I guess its all about finding my own style as my situation changes. At school age I think mostly lived in jeans and t-shirts vaguely gothy, thought now what I wore would probably be called emo. Eeek! More or less the same at university, with less goth and more geek.
At work we wore safety gear, which never really came in real-womens sizes (size 10... fits perfectly across the bust and waist, a good 6 inches too short in the arms and length...) and isn't the most flattering gear anyway. But at least everyone looked the same and you didn't have to think about it.
Now I'm back being a student, but as a post grad. I'm in the unusual situation after 5 years of having to decide what to wear every single day. People, and more importantly I myself, need to have confidence in what I'm thinking and doing...

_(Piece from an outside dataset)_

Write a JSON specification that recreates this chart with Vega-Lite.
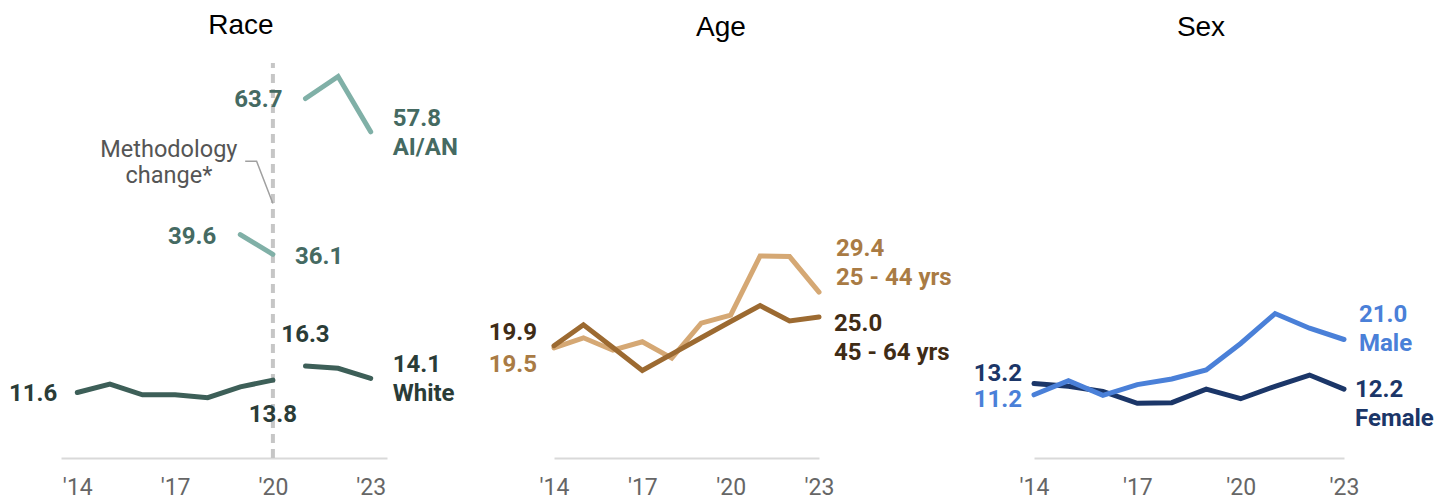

I've recently been thinking about the mantra:
Dress like the woman you want to be
And while I do believe that there is more to life than appearance...
And I think its true to a point that you will look good in something you are comfortable to be wearing.
But it helps if you look like you know what you're talking about! So I guess thats my aim for the future.
Make clothes that say "I know what I'm talking about" and faking it 'til I make it!